_Exercise details_.
Retype only what runs from the first line of the records to the line with "12000, 14000, 16000];", inclusive, and no pictures.

______________________________

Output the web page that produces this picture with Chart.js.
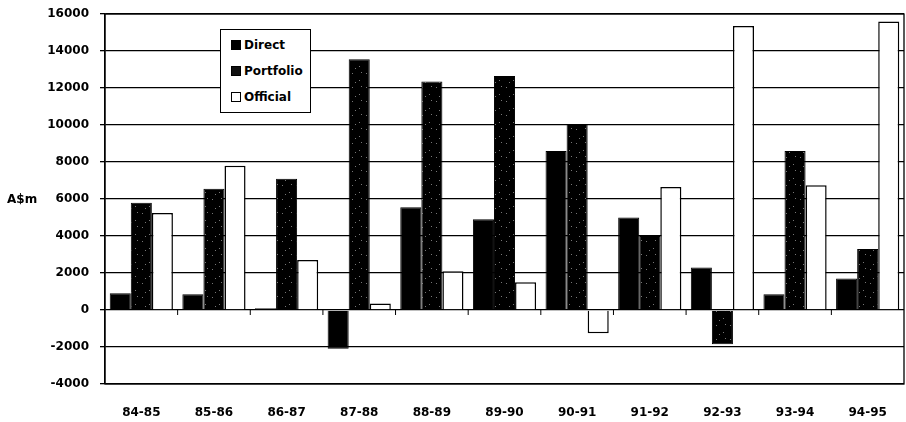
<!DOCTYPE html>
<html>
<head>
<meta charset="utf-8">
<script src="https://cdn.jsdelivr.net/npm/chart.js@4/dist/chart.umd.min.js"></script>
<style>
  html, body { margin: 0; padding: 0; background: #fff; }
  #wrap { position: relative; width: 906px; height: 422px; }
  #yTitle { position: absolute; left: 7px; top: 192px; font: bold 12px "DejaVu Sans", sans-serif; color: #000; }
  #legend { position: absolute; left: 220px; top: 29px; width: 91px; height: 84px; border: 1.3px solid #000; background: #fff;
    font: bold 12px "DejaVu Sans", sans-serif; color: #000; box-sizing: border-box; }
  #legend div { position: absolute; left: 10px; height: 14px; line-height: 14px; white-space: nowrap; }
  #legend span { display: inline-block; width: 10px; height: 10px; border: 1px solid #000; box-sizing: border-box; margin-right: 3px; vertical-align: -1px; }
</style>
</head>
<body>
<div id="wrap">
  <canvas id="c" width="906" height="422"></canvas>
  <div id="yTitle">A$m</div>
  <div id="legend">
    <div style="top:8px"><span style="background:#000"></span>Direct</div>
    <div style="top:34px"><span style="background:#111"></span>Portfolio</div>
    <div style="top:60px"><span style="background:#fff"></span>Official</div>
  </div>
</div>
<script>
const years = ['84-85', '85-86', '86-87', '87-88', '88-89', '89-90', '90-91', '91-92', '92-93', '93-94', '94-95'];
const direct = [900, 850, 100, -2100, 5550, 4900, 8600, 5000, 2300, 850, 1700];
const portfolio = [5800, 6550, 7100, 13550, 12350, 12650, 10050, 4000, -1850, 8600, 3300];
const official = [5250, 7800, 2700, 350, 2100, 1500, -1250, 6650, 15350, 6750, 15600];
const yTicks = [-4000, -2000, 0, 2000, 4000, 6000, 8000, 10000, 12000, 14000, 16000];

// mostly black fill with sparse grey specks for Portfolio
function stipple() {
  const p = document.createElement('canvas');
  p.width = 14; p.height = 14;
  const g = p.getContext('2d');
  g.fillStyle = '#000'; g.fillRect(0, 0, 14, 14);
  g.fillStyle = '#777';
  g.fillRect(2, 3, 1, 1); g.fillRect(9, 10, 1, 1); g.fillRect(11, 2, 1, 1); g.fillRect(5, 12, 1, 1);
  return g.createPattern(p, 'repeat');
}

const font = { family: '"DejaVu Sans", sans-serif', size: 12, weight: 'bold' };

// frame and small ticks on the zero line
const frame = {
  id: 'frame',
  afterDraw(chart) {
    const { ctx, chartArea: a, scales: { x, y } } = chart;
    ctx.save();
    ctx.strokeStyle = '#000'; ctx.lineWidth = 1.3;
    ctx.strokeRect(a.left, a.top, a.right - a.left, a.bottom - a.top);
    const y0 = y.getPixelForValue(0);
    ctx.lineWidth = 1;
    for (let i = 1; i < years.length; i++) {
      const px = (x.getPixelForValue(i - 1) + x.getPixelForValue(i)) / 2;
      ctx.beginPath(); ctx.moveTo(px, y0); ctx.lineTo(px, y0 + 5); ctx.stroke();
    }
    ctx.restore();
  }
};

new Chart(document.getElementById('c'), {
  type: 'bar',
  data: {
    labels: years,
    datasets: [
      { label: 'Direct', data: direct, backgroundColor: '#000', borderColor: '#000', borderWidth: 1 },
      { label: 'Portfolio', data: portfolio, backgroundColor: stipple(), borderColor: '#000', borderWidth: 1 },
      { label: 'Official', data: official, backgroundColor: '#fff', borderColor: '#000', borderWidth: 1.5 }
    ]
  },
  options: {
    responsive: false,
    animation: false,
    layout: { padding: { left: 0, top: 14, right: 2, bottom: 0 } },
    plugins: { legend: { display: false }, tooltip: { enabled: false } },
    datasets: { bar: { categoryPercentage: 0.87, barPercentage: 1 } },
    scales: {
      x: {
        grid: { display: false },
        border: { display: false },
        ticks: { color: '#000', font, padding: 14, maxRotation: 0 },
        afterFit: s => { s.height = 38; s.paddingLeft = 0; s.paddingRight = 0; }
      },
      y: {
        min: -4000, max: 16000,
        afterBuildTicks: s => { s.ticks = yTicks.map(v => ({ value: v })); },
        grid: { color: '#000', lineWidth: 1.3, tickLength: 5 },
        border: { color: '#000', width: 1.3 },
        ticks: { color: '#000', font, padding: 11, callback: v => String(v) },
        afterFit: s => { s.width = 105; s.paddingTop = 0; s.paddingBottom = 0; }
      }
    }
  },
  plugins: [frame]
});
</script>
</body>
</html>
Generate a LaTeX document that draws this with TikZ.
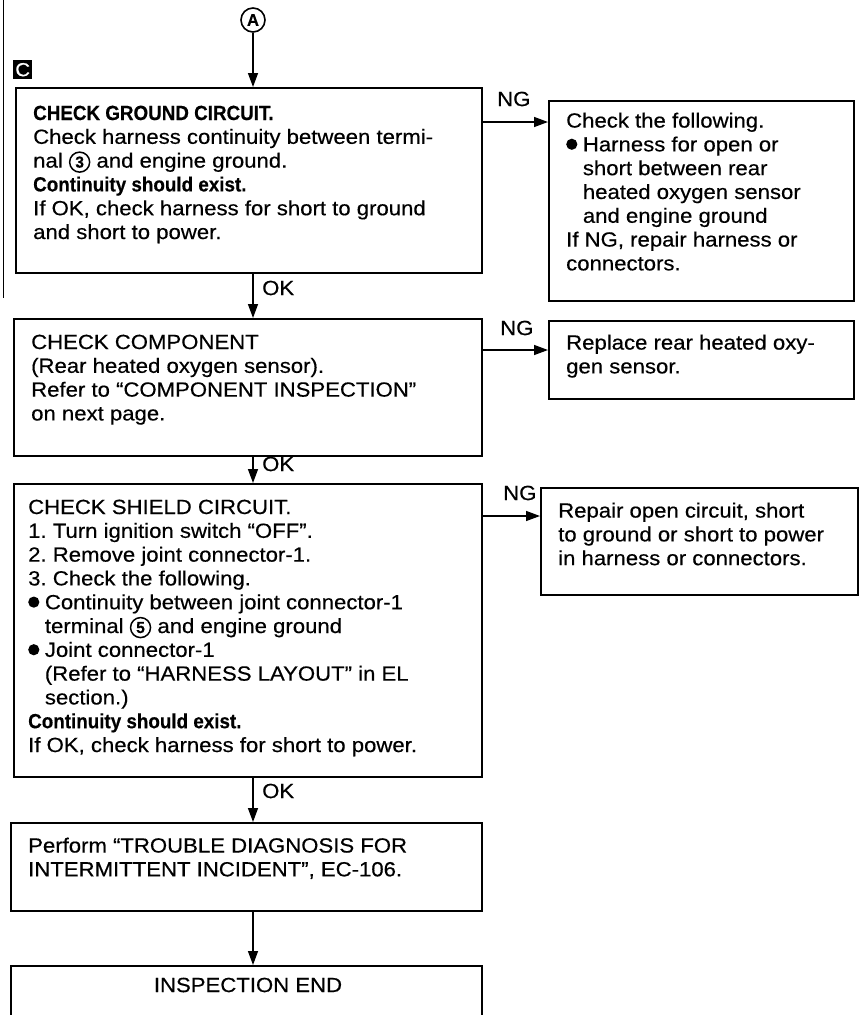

______________________________

_Answer to this exercise_.
Output the web page that produces this picture with Chart.js.
<!DOCTYPE html>
<html>
<head>
<meta charset="utf-8">
<script src="https://cdn.jsdelivr.net/npm/chart.js@4/dist/chart.umd.min.js"></script>
<style>
  html, body { margin: 0; padding: 0; background: #fff; }
  #wrap { position: relative; width: 906px; height: 422px; }
  #yTitle { position: absolute; left: 7px; top: 192px; font: bold 12px "DejaVu Sans", sans-serif; color: #000; }
  #legend { position: absolute; left: 220px; top: 29px; width: 91px; height: 84px; border: 1.3px solid #000; background: #fff;
    font: bold 12px "DejaVu Sans", sans-serif; color: #000; box-sizing: border-box; }
  #legend div { position: absolute; left: 10px; height: 14px; line-height: 14px; white-space: nowrap; }
  #legend span { display: inline-block; width: 10px; height: 10px; border: 1px solid #000; box-sizing: border-box; margin-right: 3px; vertical-align: -1px; }
</style>
</head>
<body>
<div id="wrap">
  <canvas id="c" width="906" height="422"></canvas>
  <div id="yTitle">A$m</div>
  <div id="legend">
    <div style="top:8px"><span style="background:#000"></span>Direct</div>
    <div style="top:34px"><span style="background:#111"></span>Portfolio</div>
    <div style="top:60px"><span style="background:#fff"></span>Official</div>
  </div>
</div>
<script>
const years = ['84-85', '85-86', '86-87', '87-88', '88-89', '89-90', '90-91', '91-92', '92-93', '93-94', '94-95'];
const direct = [900, 850, 100, -2100, 5550, 4900, 8600, 5000, 2300, 850, 1700];
const portfolio = [5800, 6550, 7100, 13550, 12350, 12650, 10050, 4000, -1850, 8600, 3300];
const official = [5250, 7800, 2700, 350, 2100, 1500, -1250, 6650, 15350, 6750, 15600];
const yTicks = [-4000, -2000, 0, 2000, 4000, 6000, 8000, 10000, 12000, 14000, 16000];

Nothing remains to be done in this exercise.